Children excitedly pointed out the rabbit sprinting away from a stalking fox in the cornfield and tried to count cabbages and piglets.

Dignitaries including the first lady of Pennsylvania, Susan Corbett; Lt. Gov. Jim Cawley; state Secretary of Agriculture George Greig; and Sens. Bob Casey and Pat Toomey all found time to visit the farm this week to shake Foster’s hand and view the display situated in the Today’s Agriculture exhibit area.

It all started in 1988 when Foster, a lifelong Indiana County resident, wondered if he could build a barn to 1:16 scale with an authentic double plank floor. It took nine months in his spare time to finish the big (23 inches by 36 inches by 26 inches) red structure. But the barn looked lonely without a farmhouse — which needed a woodshed, and a chicken coop, and a milk house, and a corn crib — and the little farm grew and grew.

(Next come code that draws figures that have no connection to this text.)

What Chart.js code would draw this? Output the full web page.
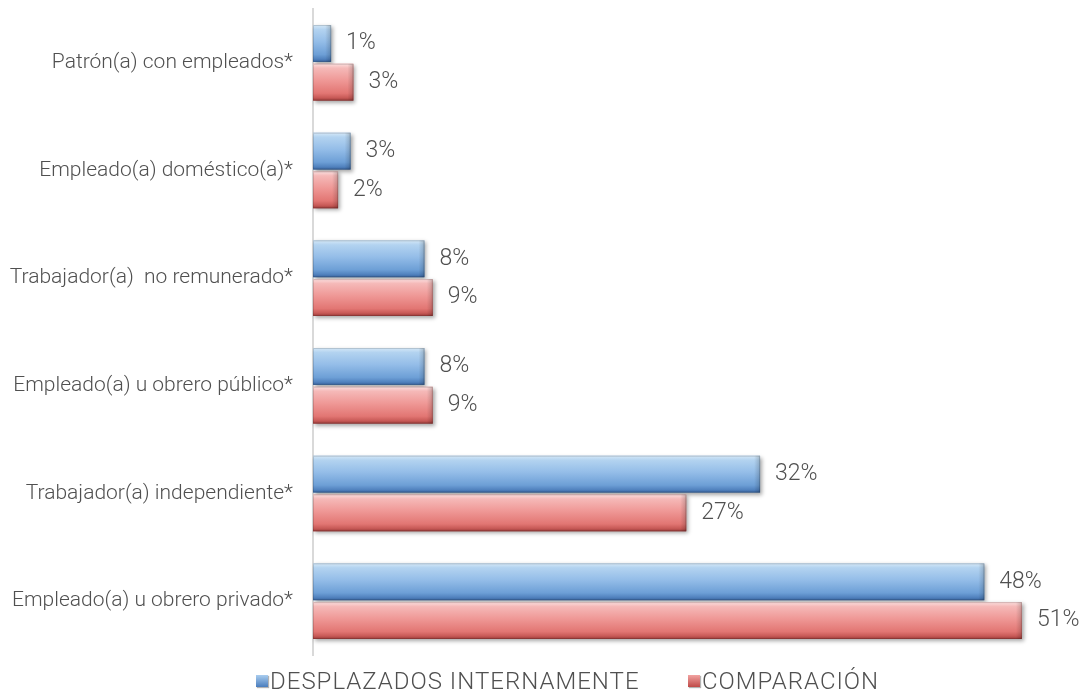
<!DOCTYPE html>
<html>
<head>
<meta charset="utf-8">
<script src="https://cdn.jsdelivr.net/npm/chart.js@4"></script>
<style>
  html, body { margin: 0; padding: 0; background: #fff; }
  #wrap { position: relative; width: 1089px; height: 694px; }
  #legend { position: absolute; left: 0; top: 668px; width: 1089px; height: 26px; font-family: 'Roboto', 'Liberation Sans', sans-serif; font-weight: 300; font-size: 24px; letter-spacing: 1px; color: #505050; }
  .item { position: absolute; top: 0; height: 26px; display: flex; align-items: center; white-space: nowrap; }
  .box { width: 12px; height: 12px; margin-right: 2px; box-shadow: 1px 1px 1px rgba(0,0,0,0.3); }
</style>
</head>
<body>
<div id="wrap">
  <canvas id="chart" width="1089" height="694"></canvas>
  <div id="legend">
    <div class="item" style="left:256px"><span class="box" style="background:linear-gradient(#a9cdef,#4a7dbd)"></span>DESPLAZADOS INTERNAMENTE</div>
    <div class="item" style="left:688px"><span class="box" style="background:linear-gradient(#f2a3a1,#bf4a47)"></span>COMPARACIÓN</div>
  </div>
</div>
<script>
// categorias (de arriba hacia abajo)
const categorias = [
  "Patrón(a) con empleados*",
  "Empleado(a) doméstico(a)*",
  "Trabajador(a)  no remunerado*",
  "Empleado(a) u obrero público*",
  "Trabajador(a) independiente*",
  "Empleado(a) u obrero privado*"
];
const desplazados = [1.3, 2.7, 8.0, 8.0, 32.1, 48.2];   // DESPLAZADOS INTERNAMENTE (%)
const comparacion = [2.9, 1.8, 8.6, 8.6, 26.8, 50.9];   // COMPARACIÓN (%)
const serieNombres = ["DESPLAZADOS INTERNAMENTE", "COMPARACIÓN"];

const fuente = "'Roboto', 'Liberation Sans', sans-serif";

const gradStops = [
  [[0, '#d5e8f7'], [0.12, '#b3d3f0'], [0.45, '#94bde8'], [0.8, '#6d9fd6'], [0.92, '#5283bf'], [1, '#3a65a0']],
  [[0, '#fbdede'], [0.12, '#f5b9b8'], [0.45, '#ef9896'], [0.8, '#e27673'], [0.92, '#c85a57'], [1, '#9c3c3a']]
];

// barras con degradado y sombra, encima de las barras planas
const barrasPlugin = {
  id: 'barras3d',
  afterDatasetsDraw(chart) {
    const ctx = chart.ctx;
    chart.data.datasets.forEach((ds, di) => {
      const meta = chart.getDatasetMeta(di);
      meta.data.forEach((bar) => {
        const p = bar.getProps(['x', 'y', 'base', 'height'], true);
        const top = p.y - p.height / 2;
        const w = p.x - p.base;
        const g = ctx.createLinearGradient(0, top, 0, top + p.height);
        gradStops[di].forEach(s => g.addColorStop(s[0], s[1]));
        ctx.save();
        ctx.shadowColor = 'rgba(0,0,0,0.35)';
        ctx.shadowBlur = 4;
        ctx.shadowOffsetX = 2;
        ctx.shadowOffsetY = 2;
        ctx.fillStyle = g;
        ctx.fillRect(p.base, top, w, p.height);
        ctx.restore();
        // borde derecho mas oscuro
        ctx.save();
        const g2 = ctx.createLinearGradient(p.x - 6, 0, p.x, 0);
        g2.addColorStop(0, 'rgba(0,0,0,0)');
        g2.addColorStop(1, 'rgba(0,0,0,0.18)');
        ctx.fillStyle = g2;
        ctx.fillRect(Math.max(p.base, p.x - 6), top, Math.min(6, w), p.height);
        ctx.strokeStyle = 'rgba(0,0,0,0.15)';
        ctx.lineWidth = 1;
        ctx.strokeRect(p.base + 0.5, top + 0.5, w - 1, p.height - 1);
        ctx.restore();
      });
    });
    // etiquetas de valor
    ctx.save();
    ctx.font = '300 23px ' + fuente;
    ctx.fillStyle = '#505050';
    ctx.textAlign = 'left';
    ctx.textBaseline = 'middle';
    chart.data.datasets.forEach((ds, di) => {
      chart.getDatasetMeta(di).data.forEach((bar, i) => {
        ctx.fillText(Math.round(ds.data[i]) + '%', bar.x + 15, bar.y);
      });
    });
    ctx.restore();
  }
};

new Chart(document.getElementById('chart'), {
  type: 'bar',
  data: {
    labels: categorias,
    datasets: [
      { label: serieNombres[0], data: desplazados, backgroundColor: '#8cb6e3' },
      { label: serieNombres[1], data: comparacion, backgroundColor: '#ea8482' }
    ]
  },
  options: {
    indexAxis: 'y',
    responsive: false,
    animation: false,
    layout: { padding: { left: 0, right: 10, top: 9, bottom: 39 } },
    categoryPercentage: 0.72,
    barPercentage: 0.95,
    plugins: {
      legend: { display: false },
      tooltip: { enabled: false }
    },
    scales: {
      x: { display: false, min: 0, max: 55 },
      y: {
        grid: { display: false, drawTicks: false },
        border: { display: true, color: '#d9d9d9', width: 2 },
        ticks: { padding: 20, color: '#505050', font: { family: fuente, size: 21, weight: 300 } },
        afterFit(scale) {
          scale.width = 313;
          scale.paddingTop = 0;
          scale.paddingBottom = 0;
        }
      }
    }
  },
  plugins: [barrasPlugin]
});
</script>
</body>
</html>
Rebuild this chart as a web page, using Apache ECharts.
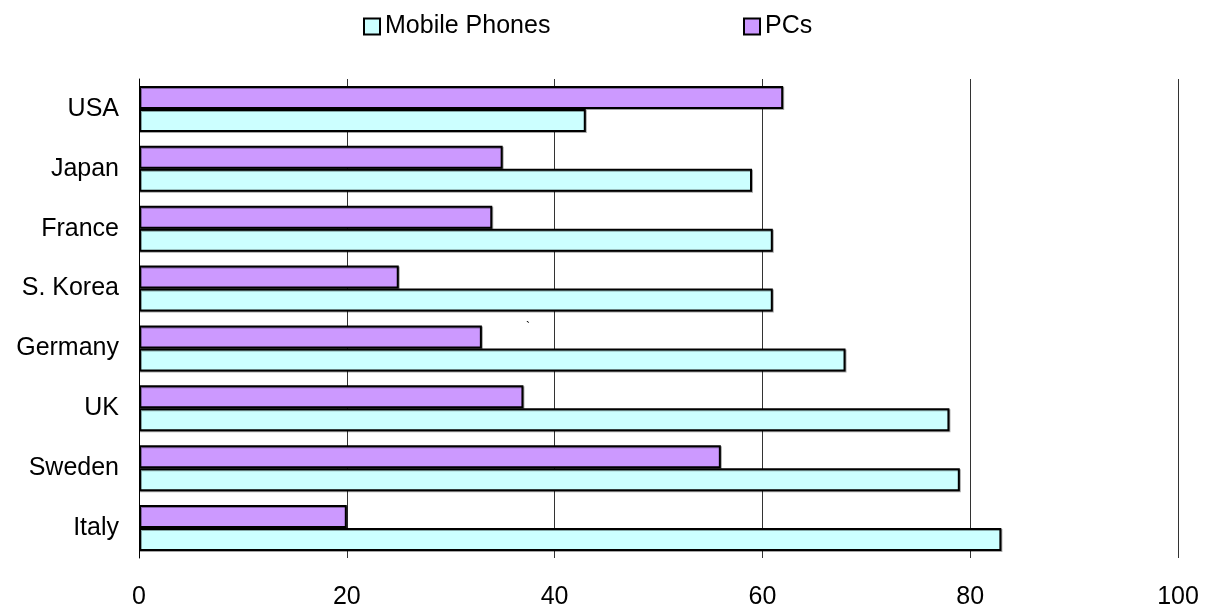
<!DOCTYPE html>
<html>
<head>
<meta charset="utf-8">
<script src="https://cdn.jsdelivr.net/npm/echarts@6/dist/echarts.min.js"></script>
<style>
  html, body { margin: 0; padding: 0; background: #fff; }
  #chart { width: 1206px; height: 610px; }
</style>
</head>
<body>
<div id="chart"></div>
<script>
// Countries listed bottom-to-top (Italy at the bottom, USA at the top)
const countries = ['Italy', 'Sweden', 'UK', 'Germany', 'S. Korea', 'France', 'Japan', 'USA'];
const mobilePhones = [83, 79, 78, 68, 61, 61, 59, 43];
const pcs = [20, 56, 37, 33, 25, 34, 35, 62];
const xTicks = [0, 20, 40, 60, 80, 100];

const font = 'Liberation Sans, Arial, sans-serif';
const fontSize = 25;
const chart = echarts.init(document.getElementById('chart'), null, { renderer: 'canvas' });

const barStyle = (fill) => ({
  color: fill,
  borderColor: '#000',
  borderWidth: 2,
  shadowColor: 'rgba(0,0,0,0.35)',
  shadowOffsetX: 1,
  shadowOffsetY: 1
});

const legendBase = {
  top: 9,
  itemWidth: 16,
  itemHeight: 16,
  icon: 'rect',
  textStyle: { fontFamily: font, fontSize: fontSize, color: '#000' }
};

chart.setOption({
  animation: false,
  backgroundColor: '#fff',
  legend: [
    Object.assign({}, legendBase, { left: 358, data: ['Mobile Phones'] }),
    Object.assign({}, legendBase, { left: 738, data: ['PCs'] })
  ],
  grid: { left: 139, right: 28, top: 79, bottom: 51, containLabel: false },
  xAxis: {
    type: 'value',
    min: xTicks[0],
    max: xTicks[xTicks.length - 1],
    interval: 20,
    axisLine: { show: false },
    axisTick: { show: false },
    axisLabel: { fontFamily: font, fontSize: fontSize, color: '#000', margin: 27 },
    splitLine: { show: true, lineStyle: { color: '#333', width: 1 } }
  },
  yAxis: {
    type: 'category',
    data: countries,
    axisLine: { show: true, lineStyle: { color: '#000', width: 1 } },
    axisTick: { show: false },
    axisLabel: { fontFamily: font, fontSize: fontSize, color: '#000', margin: 20, padding: [0, 0, 0, 0], lineHeight: 25, verticalAlign: 'middle', offset: 0 }
  },
  series: [
    {
      name: 'PCs',
      type: 'bar',
      data: pcs,
      barWidth: 23,
      barGap: '0%',
      itemStyle: barStyle('#CC99FF')
    },
    {
      name: 'Mobile Phones',
      type: 'bar',
      data: mobilePhones,
      barWidth: 23,
      barGap: '0%',
      itemStyle: barStyle('#CCFFFF')
    }
  ],
  graphic: [
    {
      type: 'text',
      left: 526,
      top: 322,
      style: { text: '`', fontFamily: font, fontSize: 12, fill: '#000' }
    }
  ]
});
</script>
</body>
</html>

Many of those who came to the Farm Show said they had seen media coverage of Foster’s pint-sized homestead and made the trip especially to see it for themselves.

In 1993, the exhibit made its debut at the Summerville Toy Show where it won Best of Show that year and every year it participated.

Foster’s farm first appeared at the Indiana County Fair in 2000 and has returned annually, although it is never exactly the same from one year to the next. It was at the fair that a Farm Show representative first saw it and issued the special invitation that resulted in the miniature farm’s trip to Harrisburg.